Tile Headphone Modification
A few months after I purchased a pair of noise cancelling headphones to help me focus while studying, I made the horrible mistake of setting them on a table next to me in the engineering computer lab while I talked to my senior design group. I didn’t notice as I got up to leave that they weren’t around my neck, and I never saw them again. I was left uncomfortable with the extreme loss and angry that I hadn’t paid attention, but I also really missed the comfort that they provided, so I gave in after a week and shelled out the money to buy a replacement pair. This time, though, I had a plan to prevent them from being stolen.
I had tried to find any Bluetooth identification tethered to my old pair of headphones within my phone’s Bluetooth settings in case the pair was ever nearby, so I could try and get them back, but I had no such luck. Public Bluetooth identities seem to change quite often, and I hadn’t saved any identifying tags except for the service tag, which was useless to me at that point unless somebody handed me the headphones.
So, along with my new pair of headphones, I purchased a Tile. It only cost me about 10 dollars on eBay which would easily be worth the money if my headphones were ever stolen again. I didn’t plan on hanging the tile on the headphones, though. My goal was to modify the tile and fit it into the ear of the headphones, hopefully without interfering with the strength of its signal and without breaking it. It took a few tries to reshape its main board, removing unnecessary components and grinding down corners, but in the end, I did successfully implant a working Tile into my headphones. I often play the “find my Tile” tone just for fun and to prove that it works and am relieved to not have to worry as much about carrying my headphones around in public.
My original plan assumed that there would be ample room in one of the headphones’ ears to fit the mainboard and battery of a tile. Sadly, this was not the case, and I had to rethink how I would get the mainboard, battery and the small speaker to fit in a very thin space. Newer models of Bose QuietComfort headphones attempt to isolate the inside of the ear cup as much as possible from outside noise, with its first line of defense being a rigid plastic shell that fills most of the ear cavity on the outside of the cup. Because of this, there is barely any gap between the driver and the outer metal cover in which another board could fit.
The tile board is designed with protruding metal contacts meant to attach to a battery placed adjacent to them which, with the added thickness of the piezo speaker, made for a thick enough structure that it wouldn’t fit in the gap.
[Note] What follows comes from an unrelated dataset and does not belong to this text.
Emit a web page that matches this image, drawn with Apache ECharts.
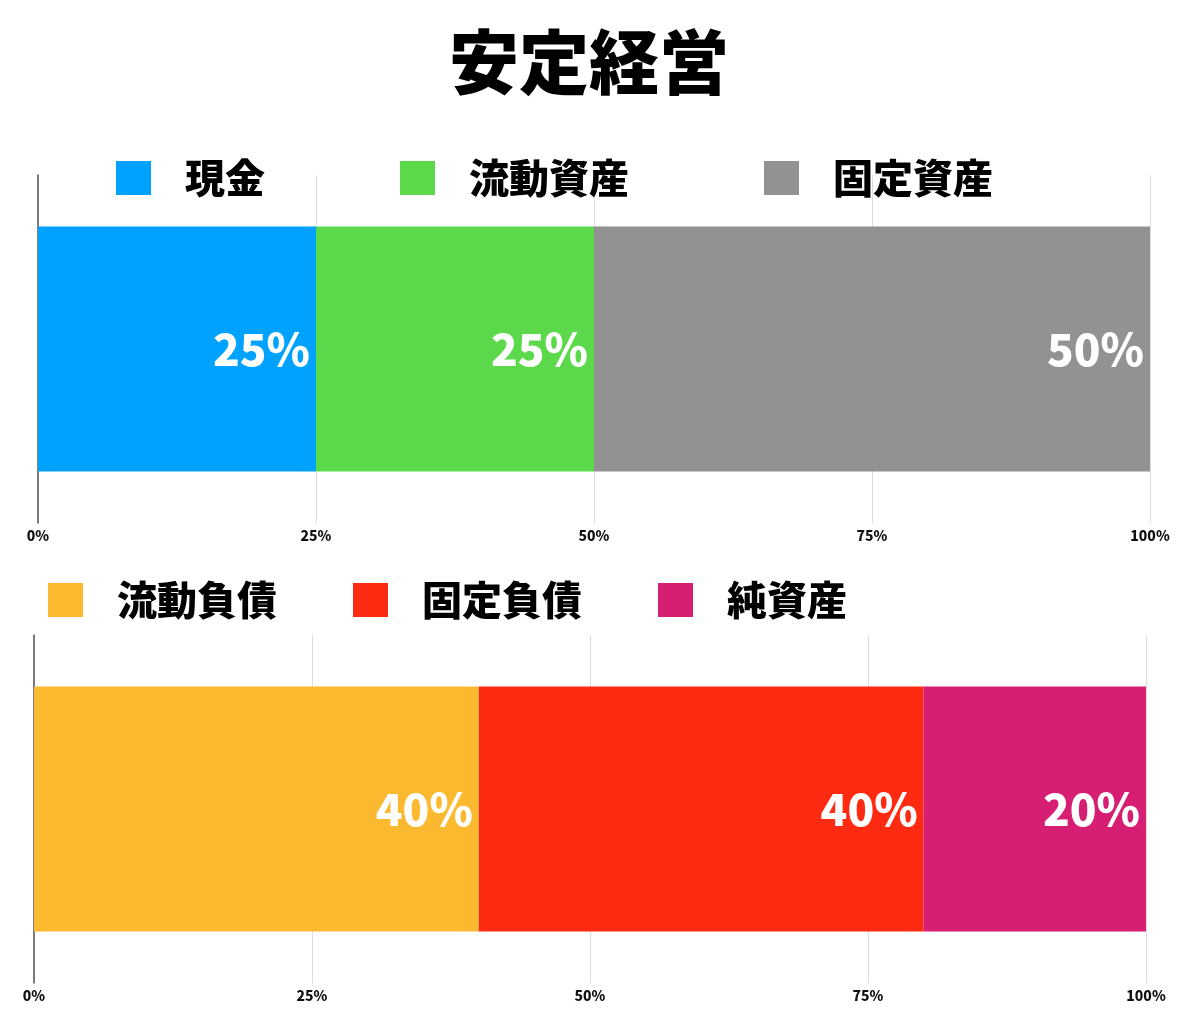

I opted to remove the metal contacts in exchange for thin wires leading to a coin cell battery placed away from the board in a more fitting location. The circuitry can be seen through the front and back surfaces of the tile, and I found that two corners of the square-shaped board were entirely unnecessary. Grinding them away allowed the board to fit better between the plastic and metal housings.
The delicate ceramic speaker did at some point get bent a bit too much which cracked the ceramic, and a few pieces of it fell off. I found that the speaker still worked perfectly fine though, so I kept it connected. With those modifications, I was able to fit the board into the three-millimeter-thick gap within the housing and replace the aesthetic plate with no visible indication that the headphones had been tampered with. I then tested the Tile to see how far the signal would reach and was somewhat disappointed to find that it only reached 15 to 20 feet in contrast with the originally advertised 100-150 feet. I assumed that with my limited knowledge of Bluetooth antennae, there wasn’t much that I could do to improve that result, so I settled for it.
The coin cell battery has since died multiple times, which is frustrating because it barely lasts for a month when Tiles are expected to last for a year before needing to be replaced, so I’m afraid that there may be some circuit damage that drains the battery faster than normal. My plan is to test a few other new batteries with it and ensure that it is well-insulated from the surrounding metal components, and if necessary, replace the tile. This was a fun modification project to work on, almost like revenge for having lost my first pair of headphones, even though it isn’t currently functioning as intended. I am sure that I can get it to work the way that I desire, even if I have to tap into the lithium ion battery that powers the headphones to do so.